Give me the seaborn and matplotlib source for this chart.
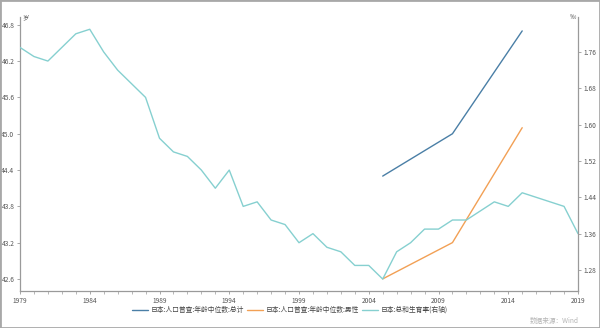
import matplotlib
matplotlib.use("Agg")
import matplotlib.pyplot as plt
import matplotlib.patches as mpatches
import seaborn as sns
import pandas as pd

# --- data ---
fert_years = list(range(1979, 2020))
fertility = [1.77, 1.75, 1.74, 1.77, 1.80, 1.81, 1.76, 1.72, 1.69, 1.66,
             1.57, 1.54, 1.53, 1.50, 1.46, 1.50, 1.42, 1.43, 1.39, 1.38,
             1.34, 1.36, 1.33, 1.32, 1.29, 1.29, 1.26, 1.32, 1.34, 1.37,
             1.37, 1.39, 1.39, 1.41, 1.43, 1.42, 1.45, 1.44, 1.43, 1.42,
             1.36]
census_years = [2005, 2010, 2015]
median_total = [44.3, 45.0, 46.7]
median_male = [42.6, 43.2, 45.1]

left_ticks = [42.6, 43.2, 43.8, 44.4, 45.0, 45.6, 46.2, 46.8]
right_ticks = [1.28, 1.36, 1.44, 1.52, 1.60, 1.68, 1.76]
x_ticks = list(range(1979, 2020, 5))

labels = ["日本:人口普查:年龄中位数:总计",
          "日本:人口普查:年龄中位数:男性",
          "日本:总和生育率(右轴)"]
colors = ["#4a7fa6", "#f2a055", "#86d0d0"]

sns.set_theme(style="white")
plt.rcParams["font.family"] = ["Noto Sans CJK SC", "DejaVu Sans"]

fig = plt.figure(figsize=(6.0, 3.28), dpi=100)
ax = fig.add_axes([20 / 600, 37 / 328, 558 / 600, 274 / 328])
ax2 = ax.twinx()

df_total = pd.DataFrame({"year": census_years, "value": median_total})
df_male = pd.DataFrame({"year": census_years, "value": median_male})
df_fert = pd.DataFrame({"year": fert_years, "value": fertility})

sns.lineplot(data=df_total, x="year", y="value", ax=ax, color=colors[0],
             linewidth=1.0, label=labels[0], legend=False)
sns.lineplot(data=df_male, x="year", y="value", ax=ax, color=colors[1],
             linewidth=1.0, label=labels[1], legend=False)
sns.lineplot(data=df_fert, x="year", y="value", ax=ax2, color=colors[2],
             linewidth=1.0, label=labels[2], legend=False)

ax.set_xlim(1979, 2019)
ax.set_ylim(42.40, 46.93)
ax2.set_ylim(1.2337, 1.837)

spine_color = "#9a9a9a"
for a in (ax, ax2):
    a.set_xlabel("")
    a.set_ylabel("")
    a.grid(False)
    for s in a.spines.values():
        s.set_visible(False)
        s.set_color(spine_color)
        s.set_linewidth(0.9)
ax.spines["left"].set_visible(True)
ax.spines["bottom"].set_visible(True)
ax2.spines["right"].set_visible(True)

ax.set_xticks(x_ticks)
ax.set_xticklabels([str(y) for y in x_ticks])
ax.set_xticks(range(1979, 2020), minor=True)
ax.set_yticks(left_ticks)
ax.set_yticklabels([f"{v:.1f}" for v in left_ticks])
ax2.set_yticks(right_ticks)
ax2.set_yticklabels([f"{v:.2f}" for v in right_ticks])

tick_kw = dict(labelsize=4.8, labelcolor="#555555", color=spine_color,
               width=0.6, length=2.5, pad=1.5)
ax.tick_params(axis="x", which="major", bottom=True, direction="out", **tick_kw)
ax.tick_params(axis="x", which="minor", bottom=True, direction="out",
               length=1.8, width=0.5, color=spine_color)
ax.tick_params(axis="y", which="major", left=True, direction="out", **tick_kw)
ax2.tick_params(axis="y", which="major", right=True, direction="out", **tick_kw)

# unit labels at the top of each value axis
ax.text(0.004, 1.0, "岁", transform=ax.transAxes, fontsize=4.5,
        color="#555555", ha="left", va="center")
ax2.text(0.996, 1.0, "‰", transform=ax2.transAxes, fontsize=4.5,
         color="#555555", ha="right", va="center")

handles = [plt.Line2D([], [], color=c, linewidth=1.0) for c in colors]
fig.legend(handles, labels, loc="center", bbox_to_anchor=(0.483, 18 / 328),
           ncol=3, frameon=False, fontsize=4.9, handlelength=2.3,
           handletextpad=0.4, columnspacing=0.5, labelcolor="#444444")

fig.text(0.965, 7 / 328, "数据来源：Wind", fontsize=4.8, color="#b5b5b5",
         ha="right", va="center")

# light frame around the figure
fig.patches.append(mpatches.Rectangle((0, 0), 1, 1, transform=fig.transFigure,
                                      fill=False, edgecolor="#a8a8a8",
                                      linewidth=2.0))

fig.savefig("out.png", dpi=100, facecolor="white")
# # # # # # #
• **What is asked**
Pictures are excluded: retype only the lines from the beginning of the listing above through the line with "import pandas as pd", both included.

• **Answer to this problem**
Give me the seaborn and matplotlib source for this chart.
import matplotlib
matplotlib.use("Agg")
import matplotlib.pyplot as plt
import matplotlib.patches as mpatches
import seaborn as sns
import pandas as pd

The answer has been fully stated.